**The records**
--- --- ---
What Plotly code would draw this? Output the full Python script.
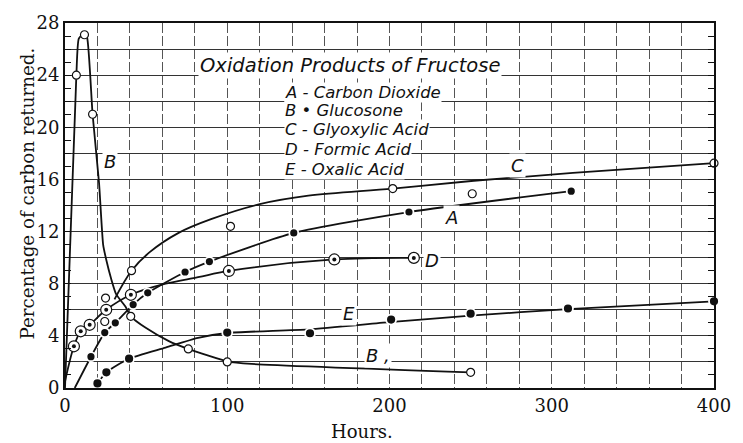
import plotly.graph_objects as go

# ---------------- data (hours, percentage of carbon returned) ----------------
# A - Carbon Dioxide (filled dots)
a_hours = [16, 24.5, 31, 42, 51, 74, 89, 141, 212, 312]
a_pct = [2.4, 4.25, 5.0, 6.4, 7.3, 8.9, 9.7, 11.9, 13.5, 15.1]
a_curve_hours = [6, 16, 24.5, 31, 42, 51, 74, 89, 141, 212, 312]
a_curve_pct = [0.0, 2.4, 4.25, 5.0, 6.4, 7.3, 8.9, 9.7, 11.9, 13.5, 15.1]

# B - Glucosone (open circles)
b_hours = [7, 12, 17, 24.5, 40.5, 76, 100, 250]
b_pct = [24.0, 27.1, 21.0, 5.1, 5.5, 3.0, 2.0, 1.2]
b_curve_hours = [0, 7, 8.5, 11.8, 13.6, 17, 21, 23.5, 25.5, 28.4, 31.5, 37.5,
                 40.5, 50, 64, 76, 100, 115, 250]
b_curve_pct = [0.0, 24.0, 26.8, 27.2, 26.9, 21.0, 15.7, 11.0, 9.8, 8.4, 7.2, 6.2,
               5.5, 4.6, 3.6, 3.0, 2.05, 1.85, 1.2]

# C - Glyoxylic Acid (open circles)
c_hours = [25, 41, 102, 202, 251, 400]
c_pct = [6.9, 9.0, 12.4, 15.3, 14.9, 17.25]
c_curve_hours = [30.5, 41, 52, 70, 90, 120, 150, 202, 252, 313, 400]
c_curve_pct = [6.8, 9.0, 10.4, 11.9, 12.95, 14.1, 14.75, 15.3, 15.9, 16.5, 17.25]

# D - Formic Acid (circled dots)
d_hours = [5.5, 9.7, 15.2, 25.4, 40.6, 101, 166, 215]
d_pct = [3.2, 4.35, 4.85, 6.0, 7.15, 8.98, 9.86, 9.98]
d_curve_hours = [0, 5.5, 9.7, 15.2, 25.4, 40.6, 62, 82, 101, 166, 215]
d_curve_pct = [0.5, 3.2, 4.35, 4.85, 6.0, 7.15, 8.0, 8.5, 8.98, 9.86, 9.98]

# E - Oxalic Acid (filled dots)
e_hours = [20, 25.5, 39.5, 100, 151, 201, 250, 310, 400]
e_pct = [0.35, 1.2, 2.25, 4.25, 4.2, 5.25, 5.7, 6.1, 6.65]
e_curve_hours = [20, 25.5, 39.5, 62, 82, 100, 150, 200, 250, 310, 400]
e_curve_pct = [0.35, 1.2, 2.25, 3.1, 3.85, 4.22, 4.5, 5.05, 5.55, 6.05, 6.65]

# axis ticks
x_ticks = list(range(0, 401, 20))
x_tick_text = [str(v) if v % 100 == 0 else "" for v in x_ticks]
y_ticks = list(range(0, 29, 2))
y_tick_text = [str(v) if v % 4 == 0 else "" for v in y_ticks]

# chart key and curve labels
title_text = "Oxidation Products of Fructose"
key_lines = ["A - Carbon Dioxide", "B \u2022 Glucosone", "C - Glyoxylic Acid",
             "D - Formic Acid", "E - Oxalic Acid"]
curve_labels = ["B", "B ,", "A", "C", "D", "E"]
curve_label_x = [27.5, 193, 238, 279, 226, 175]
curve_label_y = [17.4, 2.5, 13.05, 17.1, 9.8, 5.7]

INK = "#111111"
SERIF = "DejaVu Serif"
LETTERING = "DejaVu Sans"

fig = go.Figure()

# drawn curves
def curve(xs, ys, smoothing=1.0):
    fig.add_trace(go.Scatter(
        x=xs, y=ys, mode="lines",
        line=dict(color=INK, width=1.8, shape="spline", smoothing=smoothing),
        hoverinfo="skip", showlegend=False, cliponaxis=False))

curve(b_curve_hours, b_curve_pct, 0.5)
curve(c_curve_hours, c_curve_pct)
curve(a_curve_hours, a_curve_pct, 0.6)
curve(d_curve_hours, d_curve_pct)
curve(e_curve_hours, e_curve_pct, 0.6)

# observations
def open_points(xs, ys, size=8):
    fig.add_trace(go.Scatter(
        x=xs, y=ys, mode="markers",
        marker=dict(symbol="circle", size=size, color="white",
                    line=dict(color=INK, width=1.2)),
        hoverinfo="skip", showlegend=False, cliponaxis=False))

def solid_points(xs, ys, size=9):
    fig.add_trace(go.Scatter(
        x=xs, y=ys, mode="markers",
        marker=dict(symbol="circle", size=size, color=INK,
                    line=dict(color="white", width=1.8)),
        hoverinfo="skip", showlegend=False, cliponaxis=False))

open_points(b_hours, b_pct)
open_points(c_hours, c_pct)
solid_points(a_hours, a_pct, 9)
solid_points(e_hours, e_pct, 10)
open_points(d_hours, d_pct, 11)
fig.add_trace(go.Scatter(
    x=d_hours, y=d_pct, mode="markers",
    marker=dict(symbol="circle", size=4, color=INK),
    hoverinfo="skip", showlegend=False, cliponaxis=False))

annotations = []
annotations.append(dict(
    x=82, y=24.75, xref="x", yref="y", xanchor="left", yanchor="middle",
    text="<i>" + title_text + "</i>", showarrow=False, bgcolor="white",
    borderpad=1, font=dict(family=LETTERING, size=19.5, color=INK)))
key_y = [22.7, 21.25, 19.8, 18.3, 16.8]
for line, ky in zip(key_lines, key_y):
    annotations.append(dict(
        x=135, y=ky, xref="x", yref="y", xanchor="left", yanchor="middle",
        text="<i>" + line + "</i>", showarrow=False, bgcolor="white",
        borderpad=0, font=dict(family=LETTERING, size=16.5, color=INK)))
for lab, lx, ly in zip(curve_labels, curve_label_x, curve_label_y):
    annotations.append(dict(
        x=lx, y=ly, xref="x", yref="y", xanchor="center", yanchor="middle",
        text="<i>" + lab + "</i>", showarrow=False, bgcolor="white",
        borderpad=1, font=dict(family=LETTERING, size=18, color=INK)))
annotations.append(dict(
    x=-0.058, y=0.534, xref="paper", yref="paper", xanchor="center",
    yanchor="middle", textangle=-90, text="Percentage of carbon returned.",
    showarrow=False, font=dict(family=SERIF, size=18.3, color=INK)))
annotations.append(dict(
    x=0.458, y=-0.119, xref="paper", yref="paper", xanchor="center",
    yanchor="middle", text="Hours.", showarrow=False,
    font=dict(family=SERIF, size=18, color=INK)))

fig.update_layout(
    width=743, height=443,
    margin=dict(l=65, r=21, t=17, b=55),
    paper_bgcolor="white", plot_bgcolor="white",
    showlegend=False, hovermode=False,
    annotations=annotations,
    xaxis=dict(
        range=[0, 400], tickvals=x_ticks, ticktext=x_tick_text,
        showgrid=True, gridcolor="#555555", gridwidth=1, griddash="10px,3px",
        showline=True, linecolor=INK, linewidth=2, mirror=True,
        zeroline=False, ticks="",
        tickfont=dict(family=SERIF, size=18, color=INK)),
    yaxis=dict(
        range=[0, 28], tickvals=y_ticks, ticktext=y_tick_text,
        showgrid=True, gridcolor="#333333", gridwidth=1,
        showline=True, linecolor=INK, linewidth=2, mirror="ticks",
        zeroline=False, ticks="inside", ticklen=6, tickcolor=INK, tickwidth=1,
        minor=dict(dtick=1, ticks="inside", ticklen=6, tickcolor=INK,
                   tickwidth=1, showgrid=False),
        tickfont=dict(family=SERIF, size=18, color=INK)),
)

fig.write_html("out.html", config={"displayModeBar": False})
--- --- ---
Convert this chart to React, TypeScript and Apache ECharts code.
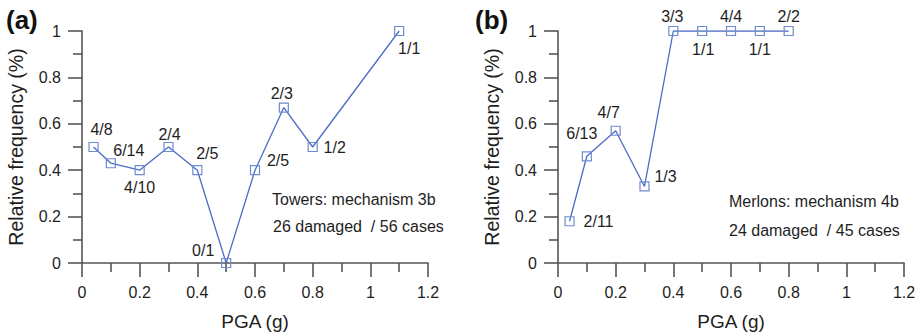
--- --- ---
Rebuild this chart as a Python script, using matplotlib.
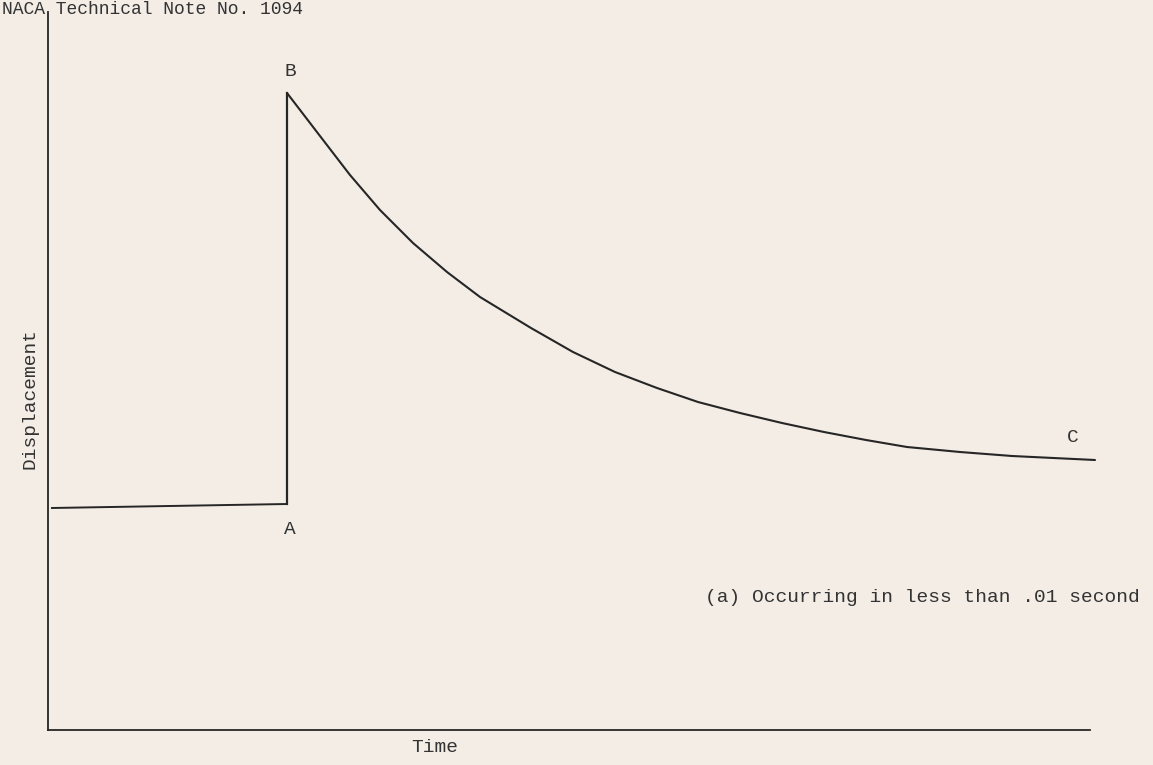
--- --- ---
**Goal of the exercise**
Repeat only the lines running from "What Plotly code" to "import plotly.graph_objects as go", ends included, and leave the pictures out.

**Task solution**
What Plotly code would draw this? Output the full Python script.
import plotly.graph_objects as go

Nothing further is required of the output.